Less than two years after Target Field was named the "Greenest Ballpark in America" by the U.S. Green Building Council and earned LEED (Leadership in Energy & Environmental Design) Silver certification for New Construction, the Twins have become the first professional sports franchise to also attain LEED Silver Certification for the operation and maintenance of their facility.
According to a club statement Tuesday, LEED is the nation's most widely recognized and accepted green building rating system and Target Field's latest certification helps building owners measure operations, improvements and maintenance on a consistent scale, with the goal of maximizing operational efficiency while minimizing environmental impacts.
The Twins' new home opened in downtown Minneapolis in 2010 after 28 seasons at the Hubert H. Humphrey Metrodome.
"The Minnesota Twins organization believes our future success -- both on and off the field -- is built on a business model that embraces operational efficiency, environmental stewardship and social responsibility," Twins president Dave St. Peter said in the statement. "We're proud to have earned LEED certification for the operation of our facility and will continue to seek ways to improve the sustainability of Target Field."

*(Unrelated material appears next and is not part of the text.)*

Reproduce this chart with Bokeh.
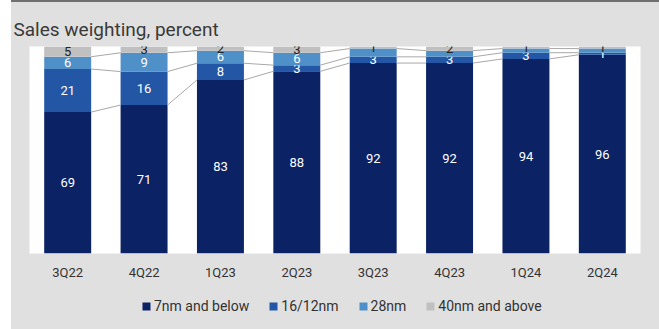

The certification is awarded based on independent, third-party verification of performance in five key areas of human and environmental health: sustainable site development, water savings, energy efficiency, materials selection and indoor environmental quality.
According to the release, the club's sustainability programs include:
Capturing, purifying and reusing more than 686,360 gallons of rainwater in 2011, drastically reducing the use of municipal water, through a custom-designed Rain Water Recycle System provided by Minneapolis-based Pentair.
Keeping more than 1,762 cubic yards of waste out of local landfills through an aggressive recycling and waste-to-energy program.
Reducing the use of electricity by 12.1 percent, despite adding a new video board in right field and additional radiant heating units in the concourses.
Donating more than 7,500 pounds of unused food, along with concession partner Delaware North Companies Sportservice, to local charities during the 2011 season, thus also keeping that waste out of local landfills.